GIVEN TASK = Find, in the records below, the line that contains "Write a web" and the line that contains "var xTicks = [400, 500, 600, 700];". Copy those two lines and everything between them exactly, but not the pictures.

-------- ENTRIES PROVIDED --------

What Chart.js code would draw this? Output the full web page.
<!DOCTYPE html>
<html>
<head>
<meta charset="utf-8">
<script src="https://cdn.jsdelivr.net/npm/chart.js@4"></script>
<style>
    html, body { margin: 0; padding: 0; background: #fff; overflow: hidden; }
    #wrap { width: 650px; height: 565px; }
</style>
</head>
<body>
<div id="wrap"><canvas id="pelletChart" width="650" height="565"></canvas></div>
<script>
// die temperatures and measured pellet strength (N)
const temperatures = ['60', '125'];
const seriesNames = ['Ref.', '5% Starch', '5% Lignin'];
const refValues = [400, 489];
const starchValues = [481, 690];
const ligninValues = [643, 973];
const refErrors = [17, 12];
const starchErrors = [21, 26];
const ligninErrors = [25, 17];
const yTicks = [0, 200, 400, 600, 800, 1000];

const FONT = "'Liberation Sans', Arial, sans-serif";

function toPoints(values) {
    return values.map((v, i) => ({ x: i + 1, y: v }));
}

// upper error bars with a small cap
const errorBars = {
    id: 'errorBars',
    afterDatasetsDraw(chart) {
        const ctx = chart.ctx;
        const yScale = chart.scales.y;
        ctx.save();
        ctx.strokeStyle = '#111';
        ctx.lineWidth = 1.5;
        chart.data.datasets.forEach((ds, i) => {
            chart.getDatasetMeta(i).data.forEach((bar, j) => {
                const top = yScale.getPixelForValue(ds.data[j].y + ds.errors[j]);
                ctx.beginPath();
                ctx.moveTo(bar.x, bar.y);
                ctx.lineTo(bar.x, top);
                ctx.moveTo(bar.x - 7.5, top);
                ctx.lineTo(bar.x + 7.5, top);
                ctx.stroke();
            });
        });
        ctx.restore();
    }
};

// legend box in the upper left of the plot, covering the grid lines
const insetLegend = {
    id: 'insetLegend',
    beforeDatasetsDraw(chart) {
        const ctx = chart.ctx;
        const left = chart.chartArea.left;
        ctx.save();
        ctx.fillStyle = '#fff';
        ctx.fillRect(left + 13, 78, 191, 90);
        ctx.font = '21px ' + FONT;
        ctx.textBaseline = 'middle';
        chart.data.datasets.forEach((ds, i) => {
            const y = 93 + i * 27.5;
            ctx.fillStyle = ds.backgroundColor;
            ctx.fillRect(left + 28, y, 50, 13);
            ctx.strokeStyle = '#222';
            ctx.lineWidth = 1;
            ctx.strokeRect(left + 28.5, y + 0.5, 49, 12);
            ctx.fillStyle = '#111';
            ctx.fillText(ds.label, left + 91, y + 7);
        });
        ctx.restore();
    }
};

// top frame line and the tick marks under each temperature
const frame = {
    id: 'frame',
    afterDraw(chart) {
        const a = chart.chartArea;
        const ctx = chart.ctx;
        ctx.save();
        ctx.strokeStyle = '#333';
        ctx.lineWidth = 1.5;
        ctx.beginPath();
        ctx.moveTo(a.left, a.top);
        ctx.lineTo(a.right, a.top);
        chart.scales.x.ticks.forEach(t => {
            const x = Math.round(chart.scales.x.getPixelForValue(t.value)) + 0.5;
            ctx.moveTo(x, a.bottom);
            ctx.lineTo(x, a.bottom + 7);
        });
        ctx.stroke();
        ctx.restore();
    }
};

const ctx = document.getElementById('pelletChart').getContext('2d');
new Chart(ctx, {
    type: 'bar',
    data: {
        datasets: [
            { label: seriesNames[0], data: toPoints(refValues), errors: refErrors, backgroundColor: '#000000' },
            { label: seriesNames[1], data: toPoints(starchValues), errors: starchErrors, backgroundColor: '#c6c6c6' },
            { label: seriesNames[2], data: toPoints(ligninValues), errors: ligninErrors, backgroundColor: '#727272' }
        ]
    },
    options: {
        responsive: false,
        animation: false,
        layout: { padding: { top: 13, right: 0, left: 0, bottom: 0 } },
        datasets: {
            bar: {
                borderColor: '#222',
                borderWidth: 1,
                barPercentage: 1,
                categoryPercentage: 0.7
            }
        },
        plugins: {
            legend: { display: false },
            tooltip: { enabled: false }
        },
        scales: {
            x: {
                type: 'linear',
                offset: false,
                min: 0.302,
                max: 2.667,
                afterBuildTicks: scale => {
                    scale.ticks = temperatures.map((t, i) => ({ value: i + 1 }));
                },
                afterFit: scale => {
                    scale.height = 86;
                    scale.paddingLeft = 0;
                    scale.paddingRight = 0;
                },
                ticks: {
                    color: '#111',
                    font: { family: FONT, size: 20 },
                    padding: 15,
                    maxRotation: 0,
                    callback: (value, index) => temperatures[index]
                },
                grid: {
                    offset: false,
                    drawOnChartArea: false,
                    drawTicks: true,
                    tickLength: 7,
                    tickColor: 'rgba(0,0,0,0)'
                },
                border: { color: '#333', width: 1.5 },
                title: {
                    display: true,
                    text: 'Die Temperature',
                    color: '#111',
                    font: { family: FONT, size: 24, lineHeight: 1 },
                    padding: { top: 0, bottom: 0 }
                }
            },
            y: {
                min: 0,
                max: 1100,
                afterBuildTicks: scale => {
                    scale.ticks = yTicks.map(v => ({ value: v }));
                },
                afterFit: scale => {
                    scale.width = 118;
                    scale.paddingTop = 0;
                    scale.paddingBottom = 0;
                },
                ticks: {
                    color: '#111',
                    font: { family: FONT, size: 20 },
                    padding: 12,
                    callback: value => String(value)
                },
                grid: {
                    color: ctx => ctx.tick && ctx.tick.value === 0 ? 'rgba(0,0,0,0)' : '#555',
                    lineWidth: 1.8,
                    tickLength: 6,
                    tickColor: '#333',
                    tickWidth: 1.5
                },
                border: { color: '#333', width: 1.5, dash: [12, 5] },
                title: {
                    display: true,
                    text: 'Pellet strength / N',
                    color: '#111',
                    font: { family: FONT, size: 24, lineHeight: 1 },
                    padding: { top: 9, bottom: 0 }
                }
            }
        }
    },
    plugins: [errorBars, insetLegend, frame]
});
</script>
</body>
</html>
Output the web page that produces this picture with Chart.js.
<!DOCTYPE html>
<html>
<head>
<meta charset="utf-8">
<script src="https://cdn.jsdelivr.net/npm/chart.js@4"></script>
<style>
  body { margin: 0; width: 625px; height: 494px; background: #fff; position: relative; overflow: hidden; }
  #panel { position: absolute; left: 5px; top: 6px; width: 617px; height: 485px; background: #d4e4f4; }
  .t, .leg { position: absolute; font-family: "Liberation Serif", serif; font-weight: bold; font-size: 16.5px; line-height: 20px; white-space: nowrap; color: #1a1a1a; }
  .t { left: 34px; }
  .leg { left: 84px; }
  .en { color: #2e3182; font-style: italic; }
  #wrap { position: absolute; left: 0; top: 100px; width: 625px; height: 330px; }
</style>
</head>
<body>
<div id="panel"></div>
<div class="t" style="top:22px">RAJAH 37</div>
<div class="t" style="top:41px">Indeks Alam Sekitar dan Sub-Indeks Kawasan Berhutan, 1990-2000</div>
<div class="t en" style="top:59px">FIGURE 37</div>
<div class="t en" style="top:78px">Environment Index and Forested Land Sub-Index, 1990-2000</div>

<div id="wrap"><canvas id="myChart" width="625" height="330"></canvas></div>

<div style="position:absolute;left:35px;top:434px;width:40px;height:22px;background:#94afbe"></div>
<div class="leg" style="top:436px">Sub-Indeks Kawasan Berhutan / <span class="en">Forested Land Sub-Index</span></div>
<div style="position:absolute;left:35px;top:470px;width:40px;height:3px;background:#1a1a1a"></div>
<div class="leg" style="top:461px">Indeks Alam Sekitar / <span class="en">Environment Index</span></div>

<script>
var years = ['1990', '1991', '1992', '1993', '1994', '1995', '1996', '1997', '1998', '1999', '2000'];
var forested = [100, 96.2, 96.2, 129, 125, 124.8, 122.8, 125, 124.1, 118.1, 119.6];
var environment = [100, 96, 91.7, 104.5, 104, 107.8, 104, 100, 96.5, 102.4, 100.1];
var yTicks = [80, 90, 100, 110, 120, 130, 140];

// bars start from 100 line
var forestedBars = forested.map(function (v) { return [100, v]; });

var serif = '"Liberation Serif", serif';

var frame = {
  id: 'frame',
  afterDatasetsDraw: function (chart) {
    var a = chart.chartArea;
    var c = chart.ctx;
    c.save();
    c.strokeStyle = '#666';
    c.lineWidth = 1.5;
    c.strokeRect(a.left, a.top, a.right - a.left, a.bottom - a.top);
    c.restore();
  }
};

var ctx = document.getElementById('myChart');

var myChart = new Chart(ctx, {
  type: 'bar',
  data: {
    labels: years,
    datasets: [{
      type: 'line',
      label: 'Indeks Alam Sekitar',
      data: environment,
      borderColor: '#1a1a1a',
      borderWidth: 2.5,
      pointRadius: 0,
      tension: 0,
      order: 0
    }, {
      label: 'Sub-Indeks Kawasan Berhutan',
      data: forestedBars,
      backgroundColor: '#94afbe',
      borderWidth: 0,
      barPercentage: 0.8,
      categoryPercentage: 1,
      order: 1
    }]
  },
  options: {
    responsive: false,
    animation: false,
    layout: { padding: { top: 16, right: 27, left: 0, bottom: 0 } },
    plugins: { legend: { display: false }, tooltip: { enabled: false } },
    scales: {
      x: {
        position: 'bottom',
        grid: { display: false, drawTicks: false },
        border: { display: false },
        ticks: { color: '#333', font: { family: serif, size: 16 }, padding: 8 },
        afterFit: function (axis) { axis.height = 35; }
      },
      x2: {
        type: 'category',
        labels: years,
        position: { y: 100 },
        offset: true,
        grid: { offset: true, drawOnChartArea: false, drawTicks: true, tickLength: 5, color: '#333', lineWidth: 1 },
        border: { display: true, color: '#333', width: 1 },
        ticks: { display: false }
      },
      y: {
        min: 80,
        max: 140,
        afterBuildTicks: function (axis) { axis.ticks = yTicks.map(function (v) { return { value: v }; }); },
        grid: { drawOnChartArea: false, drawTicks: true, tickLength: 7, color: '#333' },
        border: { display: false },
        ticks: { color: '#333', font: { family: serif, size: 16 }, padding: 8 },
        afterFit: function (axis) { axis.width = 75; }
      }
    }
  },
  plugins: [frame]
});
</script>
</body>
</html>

--------
-------- ENTRIES PROVIDED --------

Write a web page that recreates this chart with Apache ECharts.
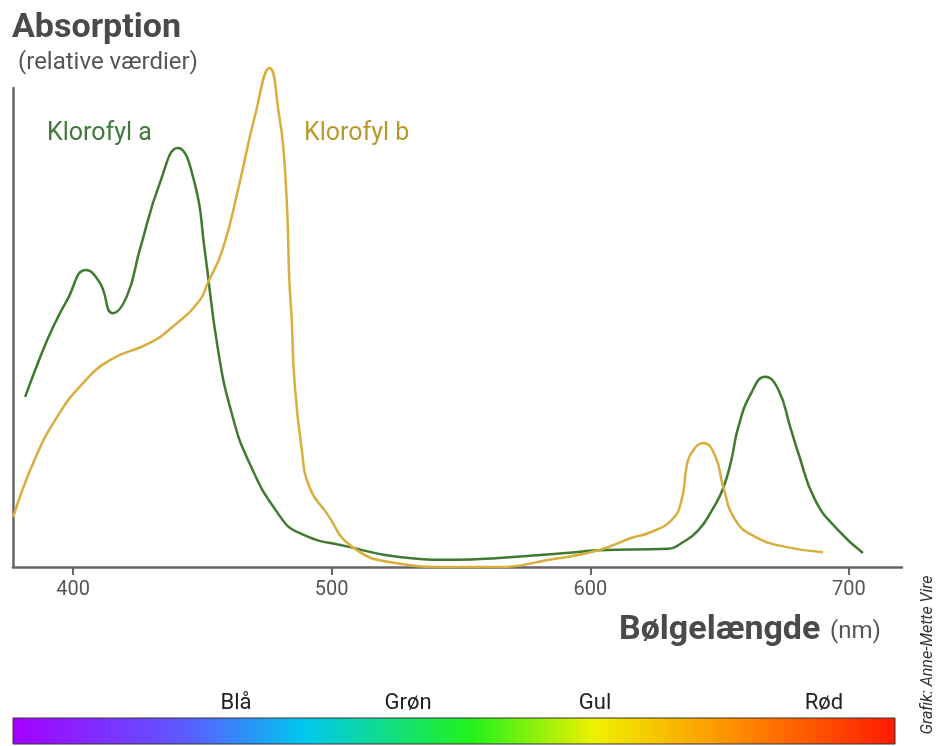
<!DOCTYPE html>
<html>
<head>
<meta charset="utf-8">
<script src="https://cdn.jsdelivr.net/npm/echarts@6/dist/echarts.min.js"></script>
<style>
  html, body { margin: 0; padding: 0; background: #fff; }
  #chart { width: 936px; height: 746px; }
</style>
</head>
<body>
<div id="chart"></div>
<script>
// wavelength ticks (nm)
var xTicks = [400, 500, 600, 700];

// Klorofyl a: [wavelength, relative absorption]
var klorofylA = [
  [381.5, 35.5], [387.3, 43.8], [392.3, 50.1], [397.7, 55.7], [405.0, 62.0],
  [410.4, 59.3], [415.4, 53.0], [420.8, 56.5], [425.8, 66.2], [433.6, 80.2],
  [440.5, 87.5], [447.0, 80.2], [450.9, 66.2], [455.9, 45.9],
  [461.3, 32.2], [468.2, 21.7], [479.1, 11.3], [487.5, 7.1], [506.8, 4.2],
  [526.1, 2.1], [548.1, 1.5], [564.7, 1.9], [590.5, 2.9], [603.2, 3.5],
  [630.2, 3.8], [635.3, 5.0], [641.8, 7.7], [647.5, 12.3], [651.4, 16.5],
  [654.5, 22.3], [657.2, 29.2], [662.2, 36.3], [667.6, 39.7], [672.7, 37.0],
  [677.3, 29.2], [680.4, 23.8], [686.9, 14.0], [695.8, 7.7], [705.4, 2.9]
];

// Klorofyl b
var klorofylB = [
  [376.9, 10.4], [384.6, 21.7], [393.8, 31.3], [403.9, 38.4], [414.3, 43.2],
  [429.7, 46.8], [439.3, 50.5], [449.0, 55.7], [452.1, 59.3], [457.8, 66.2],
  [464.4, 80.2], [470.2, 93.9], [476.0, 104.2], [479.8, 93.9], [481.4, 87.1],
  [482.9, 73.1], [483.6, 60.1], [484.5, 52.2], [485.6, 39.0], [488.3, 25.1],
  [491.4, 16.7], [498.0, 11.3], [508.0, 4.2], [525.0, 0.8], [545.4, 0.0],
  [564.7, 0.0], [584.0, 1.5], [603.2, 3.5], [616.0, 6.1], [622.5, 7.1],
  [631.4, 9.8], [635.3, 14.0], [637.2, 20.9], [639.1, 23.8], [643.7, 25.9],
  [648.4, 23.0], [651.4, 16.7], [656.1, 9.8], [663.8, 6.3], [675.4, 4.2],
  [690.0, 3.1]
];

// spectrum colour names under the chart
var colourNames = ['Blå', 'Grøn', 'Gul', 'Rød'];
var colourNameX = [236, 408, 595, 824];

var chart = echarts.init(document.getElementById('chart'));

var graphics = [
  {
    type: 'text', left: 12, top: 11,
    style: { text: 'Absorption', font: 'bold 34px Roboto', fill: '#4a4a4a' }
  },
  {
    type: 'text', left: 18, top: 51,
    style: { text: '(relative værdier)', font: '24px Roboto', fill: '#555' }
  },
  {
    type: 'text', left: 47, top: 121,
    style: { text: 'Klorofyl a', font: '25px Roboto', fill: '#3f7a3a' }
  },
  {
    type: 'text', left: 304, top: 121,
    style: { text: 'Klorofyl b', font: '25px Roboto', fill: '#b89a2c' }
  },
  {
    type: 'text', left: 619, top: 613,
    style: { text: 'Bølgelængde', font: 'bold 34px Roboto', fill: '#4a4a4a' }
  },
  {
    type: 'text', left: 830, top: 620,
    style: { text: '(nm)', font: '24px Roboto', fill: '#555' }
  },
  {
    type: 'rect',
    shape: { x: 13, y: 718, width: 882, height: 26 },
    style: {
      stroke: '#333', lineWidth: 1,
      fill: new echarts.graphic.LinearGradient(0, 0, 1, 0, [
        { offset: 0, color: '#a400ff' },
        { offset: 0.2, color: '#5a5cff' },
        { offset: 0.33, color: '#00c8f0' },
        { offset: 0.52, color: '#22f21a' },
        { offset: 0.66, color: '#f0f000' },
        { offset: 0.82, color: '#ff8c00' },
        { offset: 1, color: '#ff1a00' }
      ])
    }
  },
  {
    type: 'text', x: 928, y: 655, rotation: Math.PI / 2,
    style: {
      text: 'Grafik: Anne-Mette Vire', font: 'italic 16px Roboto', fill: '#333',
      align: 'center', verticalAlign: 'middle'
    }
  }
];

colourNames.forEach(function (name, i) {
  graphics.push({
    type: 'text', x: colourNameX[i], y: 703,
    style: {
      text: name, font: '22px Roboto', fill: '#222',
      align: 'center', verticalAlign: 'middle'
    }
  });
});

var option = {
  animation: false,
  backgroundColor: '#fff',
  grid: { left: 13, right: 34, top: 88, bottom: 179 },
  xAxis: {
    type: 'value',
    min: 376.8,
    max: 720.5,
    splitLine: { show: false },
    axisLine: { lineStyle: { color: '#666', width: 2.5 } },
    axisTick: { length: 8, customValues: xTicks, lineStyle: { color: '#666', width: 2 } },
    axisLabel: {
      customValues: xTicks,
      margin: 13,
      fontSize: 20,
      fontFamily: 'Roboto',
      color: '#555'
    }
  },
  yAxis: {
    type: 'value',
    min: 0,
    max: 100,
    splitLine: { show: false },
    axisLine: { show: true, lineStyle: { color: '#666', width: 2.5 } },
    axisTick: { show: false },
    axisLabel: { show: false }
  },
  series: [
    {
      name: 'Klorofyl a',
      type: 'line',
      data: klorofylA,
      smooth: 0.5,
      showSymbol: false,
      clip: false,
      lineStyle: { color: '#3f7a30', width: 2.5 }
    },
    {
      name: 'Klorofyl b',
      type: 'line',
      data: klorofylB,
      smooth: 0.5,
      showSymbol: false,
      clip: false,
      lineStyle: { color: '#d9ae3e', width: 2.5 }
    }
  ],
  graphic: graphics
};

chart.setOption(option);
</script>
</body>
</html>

--------

CORRECT OUTPUT =
Write a web page that recreates this chart with Apache ECharts.
<!DOCTYPE html>
<html>
<head>
<meta charset="utf-8">
<script src="https://cdn.jsdelivr.net/npm/echarts@6/dist/echarts.min.js"></script>
<style>
  html, body { margin: 0; padding: 0; background: #fff; }
  #chart { width: 936px; height: 746px; }
</style>
</head>
<body>
<div id="chart"></div>
<script>
// wavelength ticks (nm)
var xTicks = [400, 500, 600, 700];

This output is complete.